What do you think are the current biggest barriers to making systems more secure?
One of them is that it is just fundamentally a really hard problem. You have to get everything right and there are many, many, many things included in that. Things like the original design, how you formalize that design, how you write the specs, how you build the implementation, how you configure it, the hardware, the security of that hardware, the trustworthiness of the employees and their ability to fend off phishing attacks, the security of their passwords, etc. You have to get all of those things right in order to build a system that is secure and that’s a super hard problem beyond the scope of any one person, group, or company. It requires a large ecosystem with lots of participants and that means you have independent components that need to fit together and fitting together independent components is a notorious problem for security. The second issue is that we don’t properly account for the cost of security vulnerabilities. People build software and throw it out into the world and the user uses it at their own risk. When a security breach happens, it is completely the responsibility of the customer to pay for all of the negative ramifications that happen as the result of the security breach. The people who would have to pay to invest in better security aren’t paying the costs of the bad security and therefore they’re not doing as much as they could to produce software that is as secure as we know how to make it today. It’s also partially that we honestly don’t know how to measure what the cost is. You could have a latent vulnerability in your code and if nobody ever finds it then not fixing it is fine. But if someone finds it and uses it to exfiltrate information or cause physical damage, it could cost a fortune. It is very imprecise and the people who make decisions about what to invest in want to have a quantifiable risk metric. The economic incentives are not aligned to solve the problem.

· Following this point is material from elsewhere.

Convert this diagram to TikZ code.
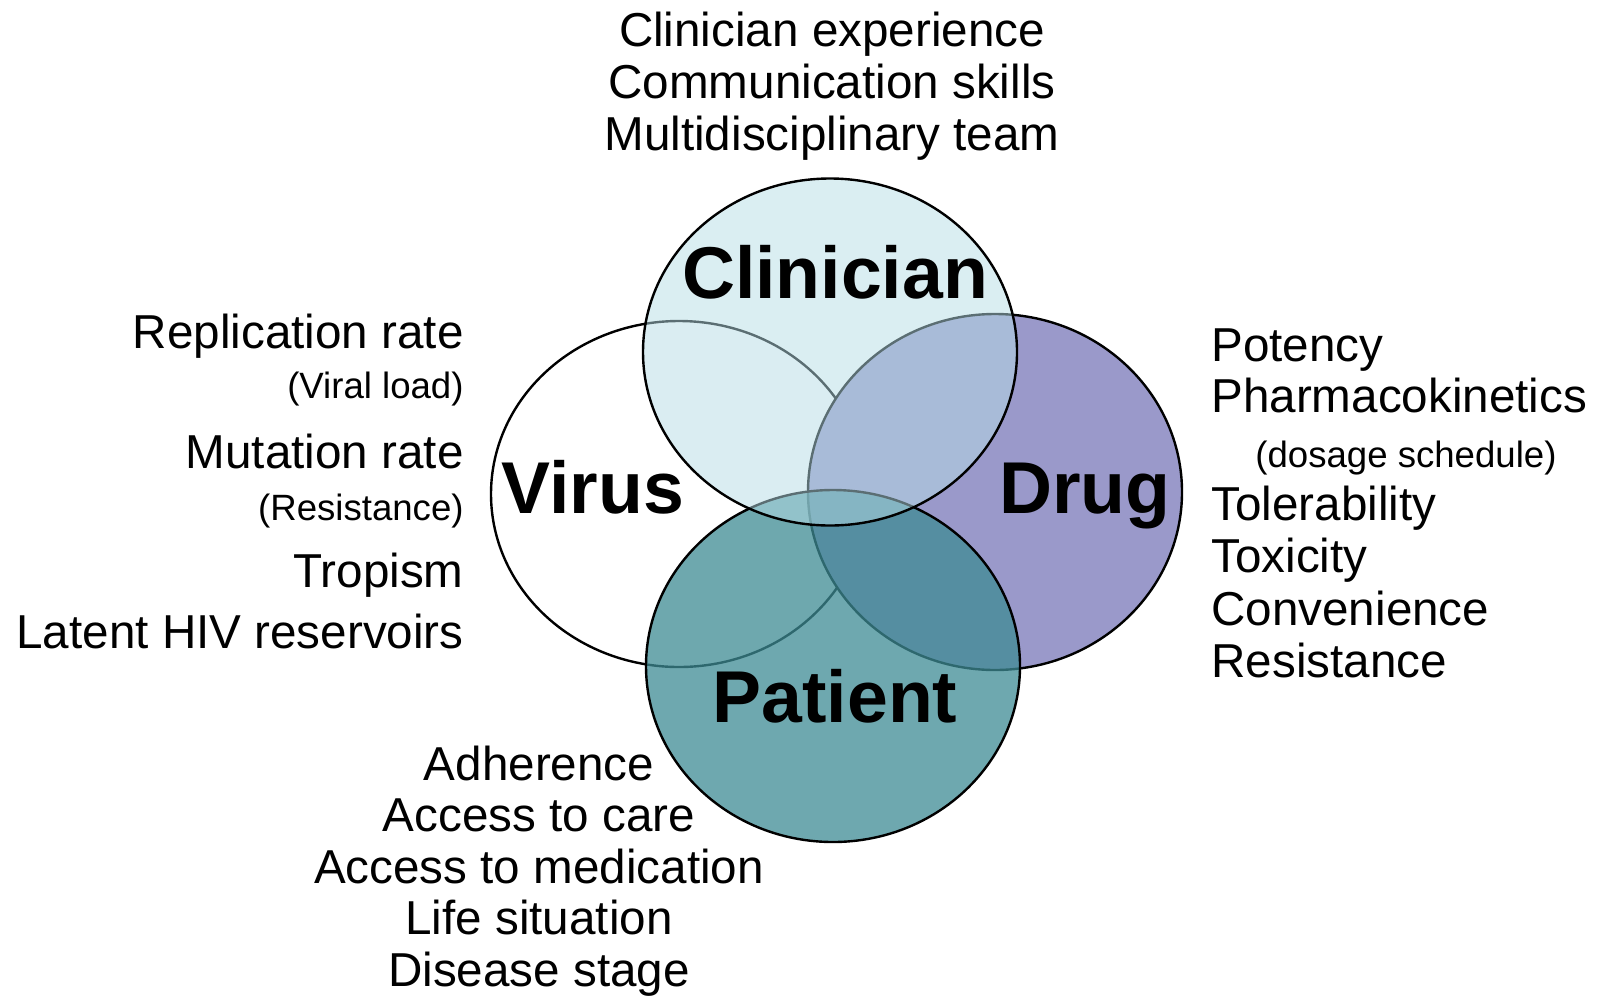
\documentclass[tikz,border=0pt]{standalone}
\usepackage{fontspec}
\setmainfont{Liberation Sans}
\usepackage{tikz}
\usetikzlibrary{shapes.geometric}

\definecolor{clinfill}{RGB}{182,221,230}
\definecolor{drugfill}{RGB}{154,153,202}
\definecolor{patfill}{RGB}{62,139,148}

\tikzset{
  set/.style={ellipse, draw=black, line width=1.2pt, inner sep=0pt, outer sep=0pt},
  item/.style={anchor=base, inner sep=0pt, font=\fontsize{23.8}{25.5}\selectfont},
  note/.style={anchor=base, inner sep=0pt, font=\fontsize{18.3}{20}\selectfont},
  title/.style={anchor=base, inner sep=0pt, font=\fontsize{36.7}{40}\selectfont\bfseries},
}

\begin{document}
\begin{tikzpicture}[x=0.5pt, y=-0.5pt]
  \useasboundingbox (0,0) rectangle (1600,996);
  % the four sets, back to front
  \node[set, fill=white, minimum width=188pt, minimum height=173pt] (virus) at (679,494) {};
  \node[set, fill=drugfill, minimum width=187pt, minimum height=178pt] (drug) at (995,492) {};
  \node[set, fill=patfill, fill opacity=0.75, minimum width=187pt, minimum height=176pt] (patient) at (833,666) {};
  \node[set, fill=clinfill, fill opacity=0.5, minimum width=187pt, minimum height=173.5pt] (clinician) at (830,352) {};
  \node[title] (virus-t) at (593,513) {Virus};
  \node[title] (drug-t) at (1085,513) {Drug};
  \node[title] (clinician-t) at (835,298) {Clinician};
  \node[title] (patient-t) at (835,722) {Patient};
  % clinician factors
  \foreach \txt [count=\i] in {Clinician experience, Communication skills, Multidisciplinary team}
    \node[item] (clin-\i) at (832,{46.5+52*(\i-1)}) {\txt};
  % patient factors
  \foreach \txt [count=\i] in {Adherence, Access to care, Access to medication, Life situation, Disease stage}
    \node[item] (pat-\i) at (539,{780+51.5*(\i-1)}) {\txt};
  % virus factors
  \node[item, anchor=base east] (vir-1) at (464,348) {Replication rate};
  \node[note, anchor=base east] (vir-1n) at (464,398) {(Viral load)};
  \node[item, anchor=base east] (vir-2) at (464,468) {Mutation rate};
  \node[note, anchor=base east] (vir-2n) at (464,520) {(Resistance)};
  \node[item, anchor=base east] (vir-3) at (464,587) {Tropism};
  \node[item, anchor=base east] (vir-4) at (464,648) {Latent HIV reservoirs};
  % drug factors
  \node[item, anchor=base west] (drg-1) at (1211,361) {Potency};
  \node[item, anchor=base west] (drg-2) at (1211,412) {Pharmacokinetics};
  \node[note, anchor=base west] (drg-2n) at (1255,467) {(dosage schedule)};
  \node[item, anchor=base west] (drg-3) at (1211,520) {Tolerability};
  \node[item, anchor=base west] (drg-4) at (1211,572) {Toxicity};
  \node[item, anchor=base west] (drg-5) at (1211,625) {Convenience};
  \node[item, anchor=base west] (drg-6) at (1211,677) {Resistance};
\end{tikzpicture}
\end{document}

What do you wish computer science students knew about programming languages and security?
People don’t appreciate the extent to how much the language impacts the security of the final system in terms of how easy it is to write a system that doesn’t have certain kinds of flaws in the first place or how easy it is to analyze the code to determine whether it has security vulnerabilities. If people were writing in pure functional code, it would make the security much higher. It wouldn’t solve all the problems but it would solve certain classes of problems. Those classes, such as memory vulnerabilities, are a major source of exploits. Of course, there comes a performance overhead with a higher level system and a type system but if we did a better job of accounting for costs, I hypothesize that those upfront costs of choosing a language that supports better security hygiene would pay for themselves very quickly.